● **EXERCISE MATERIAL**
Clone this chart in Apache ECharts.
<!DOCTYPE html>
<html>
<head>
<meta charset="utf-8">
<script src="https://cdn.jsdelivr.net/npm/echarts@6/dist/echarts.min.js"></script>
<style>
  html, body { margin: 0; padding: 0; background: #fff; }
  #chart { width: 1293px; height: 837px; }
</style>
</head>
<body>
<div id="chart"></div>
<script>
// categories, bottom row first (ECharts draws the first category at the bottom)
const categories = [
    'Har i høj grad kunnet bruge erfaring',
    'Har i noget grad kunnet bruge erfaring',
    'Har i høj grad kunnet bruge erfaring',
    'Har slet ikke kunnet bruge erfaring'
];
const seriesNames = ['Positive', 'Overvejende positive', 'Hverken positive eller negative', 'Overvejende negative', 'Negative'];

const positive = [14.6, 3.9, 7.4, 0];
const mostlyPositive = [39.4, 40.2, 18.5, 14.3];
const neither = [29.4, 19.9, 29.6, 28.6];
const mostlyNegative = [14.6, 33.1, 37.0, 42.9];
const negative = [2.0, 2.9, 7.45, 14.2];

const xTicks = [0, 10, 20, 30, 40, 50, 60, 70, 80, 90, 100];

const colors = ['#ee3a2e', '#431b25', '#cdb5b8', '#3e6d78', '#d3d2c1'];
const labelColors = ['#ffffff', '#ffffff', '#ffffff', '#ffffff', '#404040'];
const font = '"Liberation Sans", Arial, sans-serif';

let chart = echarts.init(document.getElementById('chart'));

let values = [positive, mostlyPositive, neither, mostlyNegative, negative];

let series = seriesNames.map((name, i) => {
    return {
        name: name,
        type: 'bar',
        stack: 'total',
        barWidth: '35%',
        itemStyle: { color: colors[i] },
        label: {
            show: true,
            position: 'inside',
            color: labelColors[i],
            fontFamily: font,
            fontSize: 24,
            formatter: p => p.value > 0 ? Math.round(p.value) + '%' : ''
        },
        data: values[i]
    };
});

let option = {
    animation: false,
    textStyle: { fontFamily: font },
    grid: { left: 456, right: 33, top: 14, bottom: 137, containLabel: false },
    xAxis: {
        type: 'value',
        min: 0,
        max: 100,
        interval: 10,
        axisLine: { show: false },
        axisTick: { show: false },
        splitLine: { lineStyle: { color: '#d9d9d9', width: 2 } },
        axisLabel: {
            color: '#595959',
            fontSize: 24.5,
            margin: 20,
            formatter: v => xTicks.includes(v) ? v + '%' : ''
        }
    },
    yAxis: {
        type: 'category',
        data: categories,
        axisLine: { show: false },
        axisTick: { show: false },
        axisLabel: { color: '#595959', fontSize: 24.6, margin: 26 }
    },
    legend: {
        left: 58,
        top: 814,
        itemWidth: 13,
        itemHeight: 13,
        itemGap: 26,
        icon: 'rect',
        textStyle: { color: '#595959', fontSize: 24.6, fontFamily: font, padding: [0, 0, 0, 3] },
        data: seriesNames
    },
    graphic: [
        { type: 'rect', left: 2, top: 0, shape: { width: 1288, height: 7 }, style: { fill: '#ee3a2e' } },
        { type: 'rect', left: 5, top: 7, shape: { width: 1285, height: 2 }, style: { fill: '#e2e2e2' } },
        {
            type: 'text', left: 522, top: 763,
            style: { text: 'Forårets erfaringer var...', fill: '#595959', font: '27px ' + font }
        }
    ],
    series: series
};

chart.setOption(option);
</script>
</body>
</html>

---

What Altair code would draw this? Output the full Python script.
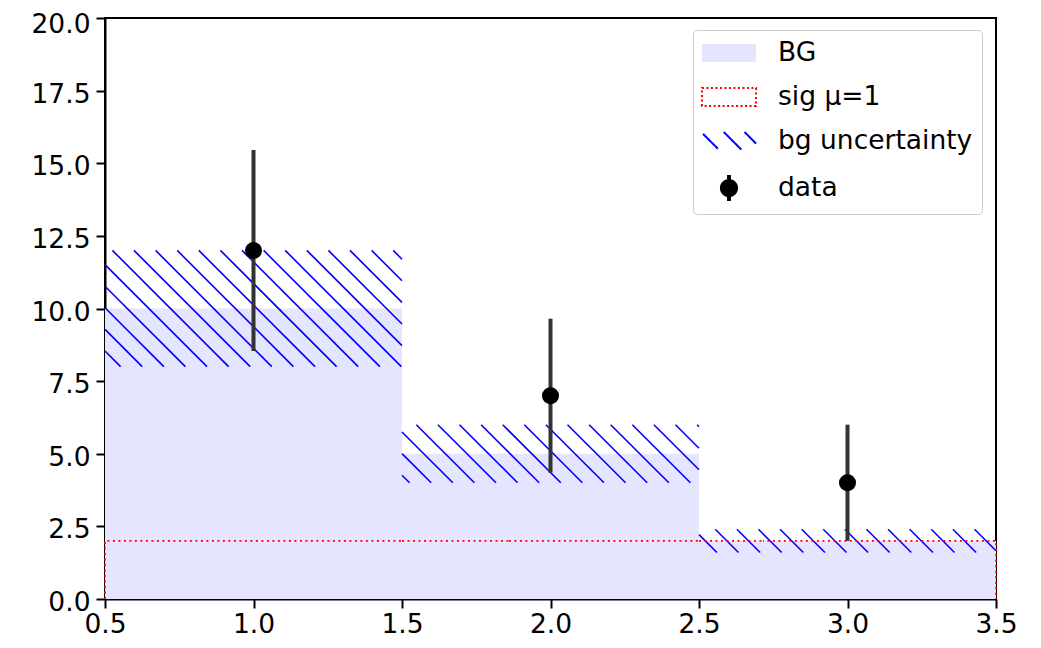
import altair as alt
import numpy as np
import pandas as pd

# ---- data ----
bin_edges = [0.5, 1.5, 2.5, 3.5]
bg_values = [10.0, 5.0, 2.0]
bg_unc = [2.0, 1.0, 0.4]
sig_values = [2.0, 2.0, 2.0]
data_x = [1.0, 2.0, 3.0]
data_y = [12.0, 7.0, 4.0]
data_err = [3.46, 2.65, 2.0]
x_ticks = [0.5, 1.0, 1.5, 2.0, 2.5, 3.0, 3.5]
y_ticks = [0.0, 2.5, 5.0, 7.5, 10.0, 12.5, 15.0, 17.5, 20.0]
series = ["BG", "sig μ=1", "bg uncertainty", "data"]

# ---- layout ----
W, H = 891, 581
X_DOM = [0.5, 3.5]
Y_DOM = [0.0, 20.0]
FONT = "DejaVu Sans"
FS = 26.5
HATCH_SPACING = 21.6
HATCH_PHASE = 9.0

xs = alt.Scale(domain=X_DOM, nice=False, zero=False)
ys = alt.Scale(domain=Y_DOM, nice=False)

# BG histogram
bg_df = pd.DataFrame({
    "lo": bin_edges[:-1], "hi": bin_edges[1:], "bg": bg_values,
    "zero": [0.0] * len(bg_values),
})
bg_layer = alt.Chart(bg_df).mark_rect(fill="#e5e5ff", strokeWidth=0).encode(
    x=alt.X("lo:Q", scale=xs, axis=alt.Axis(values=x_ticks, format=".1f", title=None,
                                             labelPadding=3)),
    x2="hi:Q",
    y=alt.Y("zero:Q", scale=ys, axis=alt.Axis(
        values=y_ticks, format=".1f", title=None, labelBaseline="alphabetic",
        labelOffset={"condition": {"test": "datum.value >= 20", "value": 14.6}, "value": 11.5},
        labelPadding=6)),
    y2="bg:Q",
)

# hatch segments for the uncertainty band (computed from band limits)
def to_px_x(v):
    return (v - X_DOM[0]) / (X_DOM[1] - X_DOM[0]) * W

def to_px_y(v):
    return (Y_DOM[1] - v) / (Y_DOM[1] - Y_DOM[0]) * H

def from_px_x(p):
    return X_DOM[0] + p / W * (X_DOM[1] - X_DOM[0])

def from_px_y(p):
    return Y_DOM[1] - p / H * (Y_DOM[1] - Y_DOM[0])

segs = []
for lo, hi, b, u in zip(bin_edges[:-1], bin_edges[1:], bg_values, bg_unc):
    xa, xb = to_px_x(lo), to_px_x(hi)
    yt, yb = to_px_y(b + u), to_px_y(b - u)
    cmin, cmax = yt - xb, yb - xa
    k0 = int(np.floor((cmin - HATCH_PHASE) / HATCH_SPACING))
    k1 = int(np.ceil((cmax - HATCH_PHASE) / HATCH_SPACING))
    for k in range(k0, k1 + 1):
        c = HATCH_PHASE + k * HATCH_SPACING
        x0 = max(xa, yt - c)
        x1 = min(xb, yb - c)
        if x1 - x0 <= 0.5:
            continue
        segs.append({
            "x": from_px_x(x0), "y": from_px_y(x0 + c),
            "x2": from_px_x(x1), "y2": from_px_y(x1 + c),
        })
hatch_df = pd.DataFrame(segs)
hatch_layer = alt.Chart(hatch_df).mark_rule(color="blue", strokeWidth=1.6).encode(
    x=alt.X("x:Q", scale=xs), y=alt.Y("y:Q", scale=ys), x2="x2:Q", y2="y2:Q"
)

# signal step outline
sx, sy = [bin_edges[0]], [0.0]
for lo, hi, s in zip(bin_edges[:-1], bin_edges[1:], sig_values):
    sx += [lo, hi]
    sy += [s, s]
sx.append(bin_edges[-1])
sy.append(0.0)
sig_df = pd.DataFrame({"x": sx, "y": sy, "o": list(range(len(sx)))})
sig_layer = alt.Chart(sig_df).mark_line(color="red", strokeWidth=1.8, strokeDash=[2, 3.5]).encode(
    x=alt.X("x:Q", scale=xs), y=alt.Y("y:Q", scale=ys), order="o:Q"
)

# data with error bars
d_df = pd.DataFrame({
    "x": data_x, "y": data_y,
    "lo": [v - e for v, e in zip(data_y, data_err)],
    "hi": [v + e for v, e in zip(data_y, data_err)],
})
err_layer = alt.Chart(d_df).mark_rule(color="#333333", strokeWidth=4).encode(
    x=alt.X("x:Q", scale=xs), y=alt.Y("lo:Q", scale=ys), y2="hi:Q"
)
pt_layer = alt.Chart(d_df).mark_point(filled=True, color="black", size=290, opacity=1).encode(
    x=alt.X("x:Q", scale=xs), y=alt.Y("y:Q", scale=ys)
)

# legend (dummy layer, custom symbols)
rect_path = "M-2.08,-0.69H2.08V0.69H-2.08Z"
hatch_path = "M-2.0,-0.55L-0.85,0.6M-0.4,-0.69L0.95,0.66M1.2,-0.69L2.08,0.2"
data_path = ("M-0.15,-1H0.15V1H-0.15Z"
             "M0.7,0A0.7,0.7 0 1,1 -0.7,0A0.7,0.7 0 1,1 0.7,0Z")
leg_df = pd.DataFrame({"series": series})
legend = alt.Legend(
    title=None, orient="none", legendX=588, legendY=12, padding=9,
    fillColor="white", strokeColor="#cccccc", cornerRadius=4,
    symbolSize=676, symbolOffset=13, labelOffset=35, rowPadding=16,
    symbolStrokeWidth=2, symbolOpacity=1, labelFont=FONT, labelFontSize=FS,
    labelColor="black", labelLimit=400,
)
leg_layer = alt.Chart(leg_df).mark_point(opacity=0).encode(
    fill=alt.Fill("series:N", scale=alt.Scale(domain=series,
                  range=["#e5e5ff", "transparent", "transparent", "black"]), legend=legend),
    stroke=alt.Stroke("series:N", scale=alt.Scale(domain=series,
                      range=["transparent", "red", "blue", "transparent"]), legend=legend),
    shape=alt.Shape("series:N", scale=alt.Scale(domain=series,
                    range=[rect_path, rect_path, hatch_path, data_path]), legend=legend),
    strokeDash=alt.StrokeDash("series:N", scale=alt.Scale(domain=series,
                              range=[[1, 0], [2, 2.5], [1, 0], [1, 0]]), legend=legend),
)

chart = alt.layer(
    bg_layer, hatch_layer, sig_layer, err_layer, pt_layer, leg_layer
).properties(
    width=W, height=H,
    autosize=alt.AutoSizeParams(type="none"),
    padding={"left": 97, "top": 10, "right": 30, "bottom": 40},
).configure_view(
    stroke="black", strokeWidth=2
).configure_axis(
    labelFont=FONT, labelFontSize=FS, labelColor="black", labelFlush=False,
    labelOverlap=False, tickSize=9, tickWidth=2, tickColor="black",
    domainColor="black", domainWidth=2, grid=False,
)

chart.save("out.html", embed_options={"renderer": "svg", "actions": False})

--

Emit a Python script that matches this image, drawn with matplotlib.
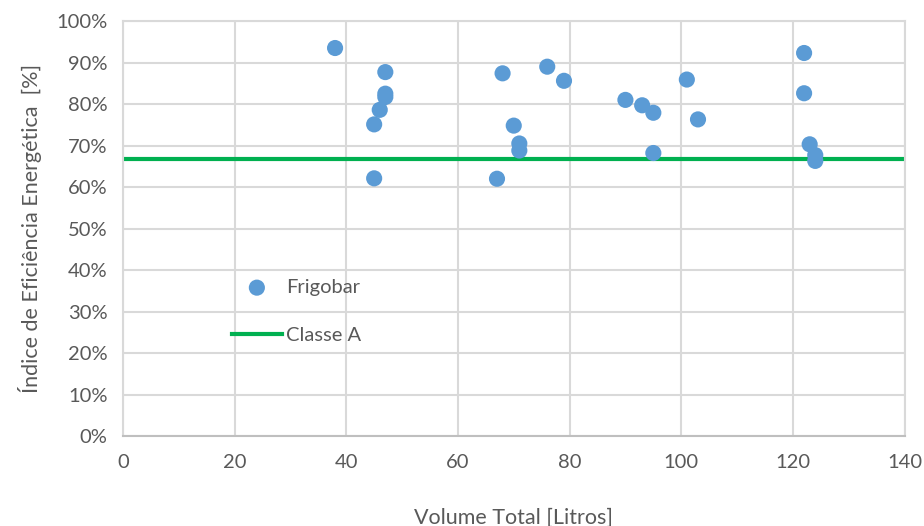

● **SET TASK**
Return exactly the lines from the one with "What Altair code" to the one with "ys = alt.Scale(domain=Y_DOM, nice=False)", inclusive, and nothing else; skip the pictures.

● **CORRECT ANSWER**
What Altair code would draw this? Output the full Python script.
import altair as alt
import numpy as np
import pandas as pd

# ---- data ----
bin_edges = [0.5, 1.5, 2.5, 3.5]
bg_values = [10.0, 5.0, 2.0]
bg_unc = [2.0, 1.0, 0.4]
sig_values = [2.0, 2.0, 2.0]
data_x = [1.0, 2.0, 3.0]
data_y = [12.0, 7.0, 4.0]
data_err = [3.46, 2.65, 2.0]
x_ticks = [0.5, 1.0, 1.5, 2.0, 2.5, 3.0, 3.5]
y_ticks = [0.0, 2.5, 5.0, 7.5, 10.0, 12.5, 15.0, 17.5, 20.0]
series = ["BG", "sig μ=1", "bg uncertainty", "data"]

# ---- layout ----
W, H = 891, 581
X_DOM = [0.5, 3.5]
Y_DOM = [0.0, 20.0]
FONT = "DejaVu Sans"
FS = 26.5
HATCH_SPACING = 21.6
HATCH_PHASE = 9.0

xs = alt.Scale(domain=X_DOM, nice=False, zero=False)
ys = alt.Scale(domain=Y_DOM, nice=False)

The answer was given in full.